Burford, the first female head of the EPA, was forced to quit after she refused to turn over Superfund records to Congress.
He lives with his wife and two daughters in Boulder, Colo., where he is a visiting professor at the University of Colorado’s law school. He is also a member of the Federalist Society, a conservative and libertarian group that promotes an “originalist interpretation of the U.S. Constitution.”
Gorsuch was on the long list of potential Supreme Court nominees Trump released before the election.
According to the Washington Post, Gorsuch was a “natural” choice given his “family connection to Republican establishment politics,” his “glittery Ivy League résumé” and his Supreme Court clerkship.
Related: A law school review’s guide to some of Gorsuch’s key opinions
In an interview with the Denver Post, University of Denver law professor Justin Marceau called Gorsuch “a predictably socially conservative judge who tends to favor state power over federal power.”
Gorsuch wrote a 2006 book, “The Future of Assisted Suicide and Euthanasia,” arguing against assisted-suicide laws.
Perhaps most importantly, Gorsuch is like Scalia in many ways.
“He is celebrated as a keen legal thinker and a particularly incisive legal writer, with a flair that matches — or at least evokes — that of the justice whose seat he would be nominated to fill,” SCOTUSblog commented. “In fact, some of the parallels can be downright eerie.”
Gorsuch’s opinions are exceptionally clear and routinely entertaining; he is an unusual pleasure to read, and it is always plain exactly what he thinks and why.

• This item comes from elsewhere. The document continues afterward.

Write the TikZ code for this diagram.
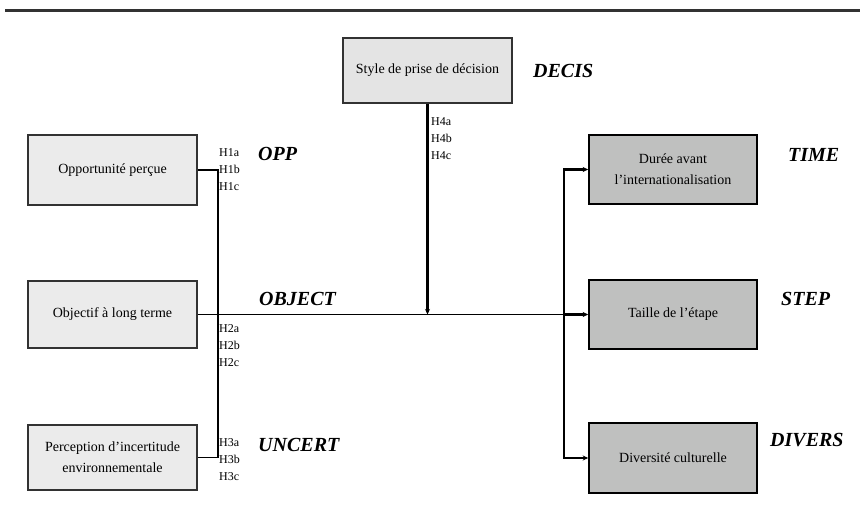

Like Scalia, Gorsuch also seems to have a set of judicial/ideological commitments apart from his personal policy preferences that drive his decision-making. He is an ardent textualist (like Scalia); he believes criminal laws should be clear and interpreted in favor of defendants even if that hurts government prosecutions (like Scalia); he is skeptical of efforts to purge religious expression from public spaces (like Scalia); he is highly dubious of legislative history (like Scalia); and he is less than enamored of the dormant commerce clause (like Scalia).
If confirmed, Marceau said, we would see in Gorsuch “a judge who, while perhaps not as combative in personal style as Justice Scalia, is perhaps his intellectual equal.”
Two months after Scalia’s death, Gorsuch gave a speech at Case Western Reserve University School of Law honoring his legacy.
“Sometimes people are described as lions of their profession, and I have difficulty understanding exactly what that’s supposed to mean,” Gorsuch said. “Not so with Justice Scalia. He really was a lion of the law: docile in private life but a ferocious fighter when at work, with a roar that could echo for miles.”
Justice Scalia and Judge Gorsuch
photo obtained by @Arianedevogue pic.twitter.com/Tw1ydGczhq
— Jake Tapper (@jaketapper) January 31, 2017
Gorsuch reiterated his view of Scalia as a “lion” in his speech at the White House on Tuesday.
“A judge who likes every outcome he reaches is very likely a bad judge, stretching for results he prefers rather than those the law demands,” Gorsuch said. “I am so thankful tonight for my family, my friends and my faith. These are the things that keep me grounded at life’s peaks, and it sustains me in its valleys.”